Тема, которую я хотел наметить, — это тема так называемого историзма, или историчности человеческого бытия, человеческого существования. Содержанием этой темы является другая тема, которую я просто сейчас помечу как крючок, на который можно навешивать дальнейший ход рассуждения, — это тема конечности человека. Она в разных выражениях существует во всем, о чем я рассказывал, и в том числе в проблеме историчности бытия. Пока, перед расшифровкой слова, или понятия, «конечность», держите его в голове с некоторой маленькой добавкой, которую я сделаю и которая напомнит немного то, о чем я говорил.
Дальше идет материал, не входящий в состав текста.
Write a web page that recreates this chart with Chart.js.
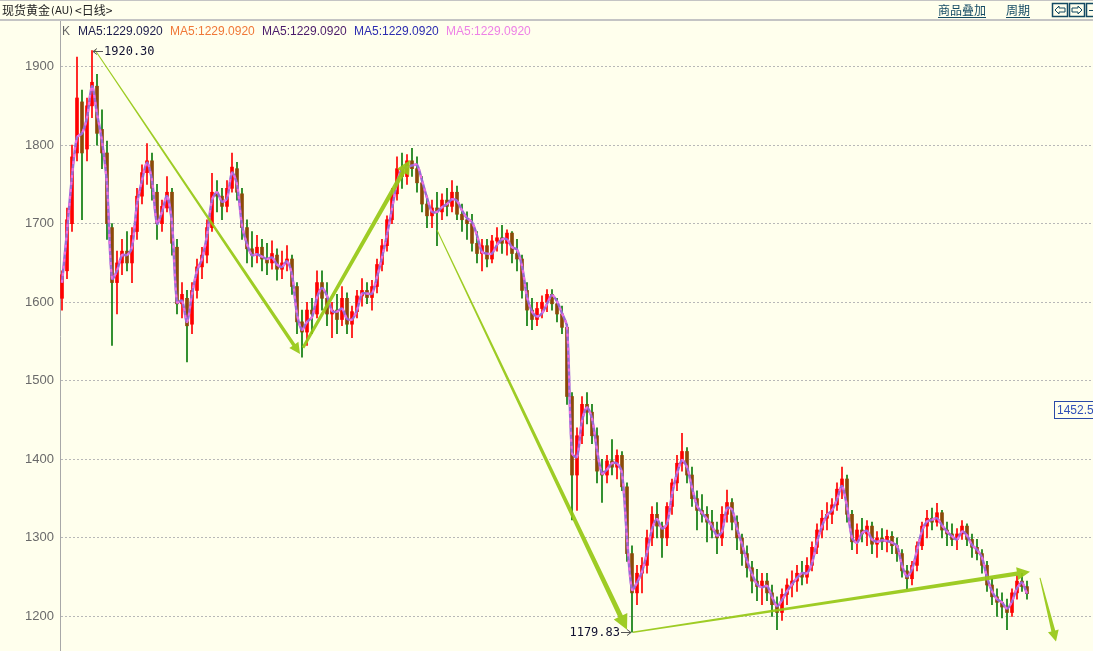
<!DOCTYPE html>
<html><head><meta charset="utf-8">
<script src="https://cdn.jsdelivr.net/npm/chart.js@4.4.0/dist/chart.umd.min.js"></script>
<style>html,body{margin:0;padding:0;background:#FFFFED;overflow:hidden}#wrap{width:1093px;height:651px;position:relative}</style>
</head><body><div id="wrap"><canvas id="c" width="1093" height="651"></canvas></div>
<script>
// ---- data (daily candles) ----
const opens=[1605,1640,1700,1790,1855,1795,1850,1875,1820,1790,
1695,1625,1650,1665,1650,1690,1735,1765,1780,1740,
1700,1720,1740,1670,1598,1605,1572,1615,1645,1660,
1695,1740,1735,1722,1745,1770,1738,1695,1668,1660,
1670,1655,1650,1660,1642,1650,1655,1620,1575,1562,
1590,1585,1625,1605,1585,1590,1578,1605,1572,1588,
1608,1615,1606,1620,1648,1672,1705,1738,1770,1760,
1780,1770,1752,1725,1710,1720,1715,1730,1722,1740,
1712,1705,1700,1675,1662,1672,1655,1678,1682,1675,
1688,1662,1655,1615,1590,1578,1592,1600,1610,1598,
1585,1568,1480,1380,1430,1470,1460,1430,1385,1380,
1398,1390,1405,1365,1280,1230,1255,1265,1300,1330,
1315,1300,1340,1370,1395,1410,1380,1350,1335,1330,
1320,1310,1300,1330,1345,1320,1300,1280,1262,1245,
1238,1245,1230,1215,1205,1228,1240,1245,1255,1250,
1265,1288,1310,1325,1330,1342,1362,1375,1330,1295,
1310,1305,1315,1292,1300,1295,1302,1290,1280,1258,
1248,1265,1290,1315,1325,1320,1332,1310,1305,1298,
1305,1315,1298,1288,1280,1265,1240,1225,1218,1212,
1205,1230,1245,1238];
const highs=[1640,1720,1800,1912,1870,1860,1920.3,1890,1845,1805,
1700,1665,1680,1690,1695,1745,1775,1802,1790,1750,
1730,1760,1745,1680,1625,1615,1625,1655,1670,1705,
1764,1755,1745,1755,1790,1778,1745,1705,1690,1685,
1680,1675,1678,1668,1665,1672,1660,1625,1590,1600,
1605,1640,1640,1625,1600,1610,1620,1612,1595,1615,
1630,1625,1628,1655,1680,1710,1745,1785,1790,1788,
1796,1785,1760,1735,1730,1740,1738,1745,1755,1748,
1725,1715,1712,1690,1680,1680,1685,1695,1698,1692,
1690,1680,1660,1625,1605,1600,1608,1616,1616,1605,
1595,1572,1485,1440,1480,1485,1470,1440,1400,1405,
1425,1412,1410,1370,1290,1265,1275,1310,1340,1345,
1320,1345,1375,1405,1433,1415,1390,1360,1355,1340,
1335,1320,1340,1361,1350,1328,1305,1290,1270,1260,
1255,1255,1240,1225,1235,1248,1258,1265,1270,1275,
1295,1318,1335,1345,1350,1370,1390,1380,1335,1318,
1325,1322,1320,1308,1312,1310,1308,1300,1285,1265,
1270,1295,1320,1335,1338,1344,1335,1320,1318,1312,
1322,1318,1305,1298,1285,1270,1248,1235,1230,1222,
1235,1252,1255,1245];
const lows=[1590,1630,1690,1780,1705,1780,1835,1800,1770,1680,
1545,1585,1635,1640,1625,1680,1725,1750,1730,1680,
1690,1715,1660,1585,1580,1524,1560,1605,1630,1650,
1690,1715,1705,1715,1740,1730,1680,1650,1645,1650,
1640,1635,1642,1628,1630,1640,1610,1560,1530,1545,
1560,1580,1590,1570,1555,1560,1570,1560,1555,1580,
1595,1598,1590,1612,1640,1665,1700,1730,1745,1750,
1760,1740,1715,1695,1695,1672,1705,1710,1715,1705,
1690,1680,1665,1650,1640,1645,1650,1665,1662,1660,
1650,1640,1605,1570,1565,1570,1580,1588,1590,1575,
1560,1470,1323,1335,1420,1445,1420,1370,1345,1370,
1380,1375,1360,1270,1179.83,1215,1230,1255,1290,1300,
1275,1290,1330,1360,1385,1370,1340,1310,1320,1295,
1300,1280,1290,1320,1310,1285,1265,1250,1230,1220,
1215,1220,1200,1183,1195,1215,1225,1232,1240,1242,
1258,1280,1300,1310,1318,1335,1350,1320,1285,1280,
1295,1290,1280,1275,1285,1282,1280,1270,1250,1235,
1240,1258,1285,1300,1310,1315,1300,1290,1290,1285,
1298,1290,1275,1272,1255,1232,1215,1200,1198,1183,
1200,1222,1232,1222];
const closes=[1635,1705,1785,1860,1790,1850,1880,1815,1790,1700,
1625,1650,1665,1650,1685,1735,1765,1780,1745,1700,
1722,1740,1675,1598,1610,1570,1615,1645,1660,1695,
1740,1735,1722,1745,1772,1740,1695,1668,1660,1670,
1655,1650,1662,1642,1650,1655,1620,1575,1562,1590,
1585,1625,1605,1585,1590,1578,1605,1572,1588,1608,
1615,1606,1620,1648,1672,1705,1738,1770,1760,1780,
1770,1752,1725,1710,1720,1715,1730,1722,1740,1712,
1705,1700,1675,1662,1672,1655,1678,1682,1675,1688,
1662,1655,1615,1590,1578,1592,1600,1610,1598,1585,
1568,1480,1380,1430,1470,1460,1430,1385,1380,1398,
1390,1405,1365,1280,1230,1255,1265,1300,1330,1315,
1300,1340,1370,1395,1410,1380,1350,1335,1330,1320,
1310,1300,1330,1345,1320,1300,1280,1262,1245,1238,
1245,1230,1215,1205,1228,1240,1245,1255,1250,1265,
1288,1310,1325,1330,1342,1362,1375,1330,1295,1310,
1305,1315,1292,1300,1295,1302,1290,1280,1258,1248,
1265,1290,1315,1325,1320,1332,1310,1305,1298,1305,
1315,1298,1288,1280,1265,1240,1225,1218,1212,1205,
1230,1245,1238,1229];
const ma5=[1625,1690,1760,1810,1815,1835,1875,1840,1805,1750,
1630,1640,1660,1660,1670,1725,1755,1778,1755,1700,
1715,1735,1700,1600,1602,1575,1610,1640,1655,1685,
1730,1740,1728,1732,1765,1750,1698,1674,1660,1661,
1658,1655,1657,1648,1645,1652,1635,1585,1565,1575,
1581,1606,1618,1608,1589,1588,1592,1579,1578,1590,
1611,1611,1611,1632,1657,1686,1719,1752,1770,1772,
1774,1775,1755,1733,1715,1715,1721,1725,1731,1729,
1717,1707,1702,1685,1664,1662,1662,1673,1680,1680,
1670,1667,1646,1607,1588,1582,1586,1598,1609,1601,
1586,1569,1408,1403,1449,1466,1452,1412,1382,1387,
1395,1395,1382,1300,1234,1243,1257,1281,1311,1324,
1312,1318,1355,1382,1399,1390,1364,1341,1332,1324,
1315,1303,1308,1338,1336,1312,1292,1271,1254,1241,
1237,1239,1225,1213,1221,1232,1241,1249,1255,1255,
1268,1295,1315,1329,1335,1349,1366,1340,1300,1294,
1306,1309,1298,1295,1297,1296,1294,1290,1265,1251,
1260,1284,1309,1321,1323,1325,1316,1308,1302,1298,
1308,1303,1291,1285,1275,1250,1232,1222,1218,1210,
1219,1236,1243,1229];
const yTicks=[1200,1300,1400,1500,1600,1700,1800,1900];
const legendLabels=['MA5:1229.0920','MA5:1229.0920','MA5:1229.0920','MA5:1229.0920','MA5:1229.0920'];
const highLabel={index:6,value:1920.30,text:'1920.30'};
const lowLabel={index:114,value:1179.83,text:'1179.83'};
const cursorValue='1452.5';
// trend arrows: [fromIndex, fromPrice, toIndex, toPrice]
const trendArrows=[[6.6,1921,47.6,1534],[48.2,1542,69.6,1781],[75,1692,113,1183],[114.2,1180,193.6,1257],[195.6,1249,198.8,1168]];

// ---- styles ----
const BG='#FFFFED';
const arrowStyle=[{w0:1,w1:3.5,hl:11,hw:5.5},{w0:3,w1:4.5,hl:14,hw:7},{w0:1,w1:5,hl:15,hw:7.5},{w0:1.5,w1:4.5,hl:13,hw:6.5},{w0:1,w1:4,hl:11,hw:5.5}];
const legendColors=['#1c1c4c','#F07838','#4a1a6a','#2c2cb0','#EE82E6'];
const legendX=[78,170,262,354,446];
const UP='#FF0000', DOWNBODY='#8B4A08', DOWNWICK='#0A7A0A';

const idx=closes.map((_,i)=>i);
const isUp=idx.map(i=>closes[i]>=opens[i]);

function drawArrow(ctx,x0,y0,x1,y1,s,color){
  const dx=x1-x0,dy=y1-y0,L=Math.hypot(dx,dy),ux=dx/L,uy=dy/L,nx=-uy,ny=ux;
  const bx=x1-ux*s.hl,by=y1-uy*s.hl;
  ctx.beginPath();
  ctx.moveTo(x0+nx*s.w0/2,y0+ny*s.w0/2);
  ctx.lineTo(bx+nx*s.w1/2,by+ny*s.w1/2);
  ctx.lineTo(bx+nx*s.hw,by+ny*s.hw);
  ctx.lineTo(x1,y1);
  ctx.lineTo(bx-nx*s.hw,by-ny*s.hw);
  ctx.lineTo(bx-nx*s.w1/2,by-ny*s.w1/2);
  ctx.lineTo(x0-nx*s.w0/2,y0-ny*s.w0/2);
  ctx.closePath();ctx.fillStyle=color;ctx.fill();
}
function smallArrow(ctx,xTip,y,xTail){
  ctx.strokeStyle='#555';ctx.lineWidth=1;
  ctx.beginPath();ctx.moveTo(xTail,y+0.5);ctx.lineTo(xTip,y+0.5);ctx.stroke();
  const d=xTail>xTip?1:-1;
  ctx.beginPath();ctx.moveTo(xTip+d*4,y-2.5);ctx.lineTo(xTip,y+0.5);ctx.lineTo(xTip+d*4,y+3.5);ctx.stroke();
}

const deco={
  id:'deco',
  beforeDraw(chart){const c=chart.ctx;c.save();c.fillStyle=BG;c.fillRect(0,0,chart.width,chart.height);c.restore();},
  afterDatasetsDraw(chart){
    const c=chart.ctx,xs=chart.scales.x,ys=chart.scales.y;
    c.save();
    trendArrows.forEach((a,k)=>{
      drawArrow(c,xs.getPixelForValue(a[0]),ys.getPixelForValue(a[1]),xs.getPixelForValue(a[2]),ys.getPixelForValue(a[3]),arrowStyle[k],'rgba(150,200,20,0.92)');
    });
    c.font='12px "DejaVu Sans Mono"';c.fillStyle='#101030';c.textBaseline='middle';
    let hx=Math.round(xs.getPixelForValue(highLabel.index))+1,hy=Math.round(ys.getPixelForValue(highLabel.value));
    smallArrow(c,hx,hy,hx+10);
    c.textAlign='left';c.fillText(highLabel.text,hx+11,hy+1);
    let lx=Math.round(xs.getPixelForValue(lowLabel.index))-1,ly=Math.round(ys.getPixelForValue(lowLabel.value));
    smallArrow(c,lx,ly,lx-10);
    c.textAlign='right';c.fillText(lowLabel.text,lx-11,ly+1);
    // cursor price box
    c.font='12px "Liberation Sans"';c.textAlign='left';
    c.strokeStyle='#2a4aa8';c.lineWidth=1;c.strokeRect(1054.5,401.5,40,17);
    c.fillStyle='#3050b8';c.fillText(cursorValue,1057,410.5);
    c.restore();
  },
  afterDraw(chart){
    const c=chart.ctx;c.save();
    c.fillStyle=BG;c.fillRect(0,0,chart.width,20);
    c.fillStyle='#c4c4c4';c.fillRect(0,0,chart.width,1);c.fillRect(0,19,chart.width,2);
    c.textBaseline='alphabetic';c.textAlign='left';
    c.font='12px "Noto Sans CJK SC"';c.fillStyle='#222';
    c.fillText('现货黄金',2,15);
    c.font='10px "DejaVu Sans"';c.fillText('(AU)',51,14);
    c.font='12px "Noto Sans CJK SC"';c.fillText('<日线>',75,15);
    c.fillStyle='#134a63';
    c.fillText('商品叠加',938,15);c.fillRect(938,17,48,1);
    c.fillText('周期',1006,15);c.fillRect(1006,17,24,1);
    // buttons
    c.strokeStyle='#134a63';c.lineWidth=1.5;
    [1052,1069,1086].forEach(x=>c.strokeRect(x+0.5,3.5,15,13));
    c.lineWidth=1;
    c.beginPath();c.moveTo(1055,10);c.lineTo(1059,6);c.lineTo(1059,8);c.lineTo(1065,8);c.lineTo(1065,12);c.lineTo(1059,12);c.lineTo(1059,14);c.closePath();c.stroke();
    c.beginPath();c.moveTo(1082,10);c.lineTo(1078,6);c.lineTo(1078,8);c.lineTo(1072,8);c.lineTo(1072,12);c.lineTo(1078,12);c.lineTo(1078,14);c.closePath();c.stroke();
    c.beginPath();c.moveTo(1089,10.5);c.lineTo(1093,10.5);c.stroke();
    // legend row
    c.font='12px "Liberation Sans"';
    c.fillStyle='#666';c.fillText('K',62,35);
    legendLabels.forEach((t,k)=>{c.fillStyle=legendColors[k];c.fillText(t,legendX[k],35);});
    c.restore();
  }
};

new Chart(document.getElementById('c'),{
  data:{datasets:[
    {type:'bar',order:4,data:idx.map(i=>({x:i,y:[lows[i],highs[i]]})),backgroundColor:idx.map(i=>isUp[i]?UP:DOWNWICK),barThickness:1,grouped:false},
    {type:'bar',order:3,data:idx.map(i=>({x:i,y:[opens[i],closes[i]]})),backgroundColor:idx.map(i=>isUp[i]?UP:DOWNBODY),barThickness:3,minBarLength:1,grouped:false},
    {type:'line',order:2,data:idx.map(i=>({x:i,y:ma5[i]})),borderColor:'#9a6ad6',borderWidth:2.5,pointRadius:0,tension:0.3},
    {type:'line',order:1,data:idx.map(i=>({x:i,y:ma5[i]})),borderColor:'#f46ee0',borderWidth:2,borderDash:[3,4],pointRadius:0,tension:0.3}
  ]},
  options:{
    responsive:false,animation:false,events:[],
    layout:{padding:{top:21,left:0,right:0,bottom:0}},
    plugins:{legend:{display:false},tooltip:{enabled:false}},
    scales:{
      x:{type:'linear',display:false,offset:false,min:-0.4,max:206.2},
      y:{type:'linear',position:'left',min:1156,max:1958,
        afterBuildTicks:s=>{s.ticks=yTicks.map(v=>({value:v}));},
        afterFit:s=>{s.width=60;s.paddingTop=0;s.paddingBottom=0;},
        ticks:{color:'#6a6a6a',font:{family:'Liberation Sans',size:13},padding:6,callback:v=>String(v)},
        grid:{color:'#b8b8b8',lineWidth:1,drawTicks:false},
        border:{display:true,color:'#a8a8a8',width:1,dash:[2,2]}
      }
    }
  },
  plugins:[deco]
});
</script>
</body></html>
Я все время пытался с самого начала показать, что в нашем мышлении, в философии, которая об этом мышлении рассуждает, в нашей культуре, в наших автоматических и спонтанно срабатывающих отношениях к миру, реакциях на мир есть всегда некоторые скрытые или явные предпосылки и допущения относительно и мира, и места человека в этом мире.

Я как‑то уже говорил (эта тема потом мне снова понадобится, и я ее напоминаю для философии культуры), что человек может понимать такой мир, в котором человеку понятно собственное место, и что существовали издавна некоторые представления, которые как раз служили для этого. Скажем, вы знаете древнюю метафору человеческого тела, в которой мир — небо, звезды, земля, растения на земле, живые существа — предстает как части большого человеческого тела, то есть понимается по модели человеческого тела (что‑то в мире уподоблено голове, что‑то глазам, рукам, что‑то животу или пупку, что‑то ногам и так далее). Это не просто метафора, а выражение посылки вообще человеческого мышления, состоящей в том, повторяю, что мы понимаем тот мир, внутри которого мы себя можем проецировать в качестве возможного существа или объекта в этом мире.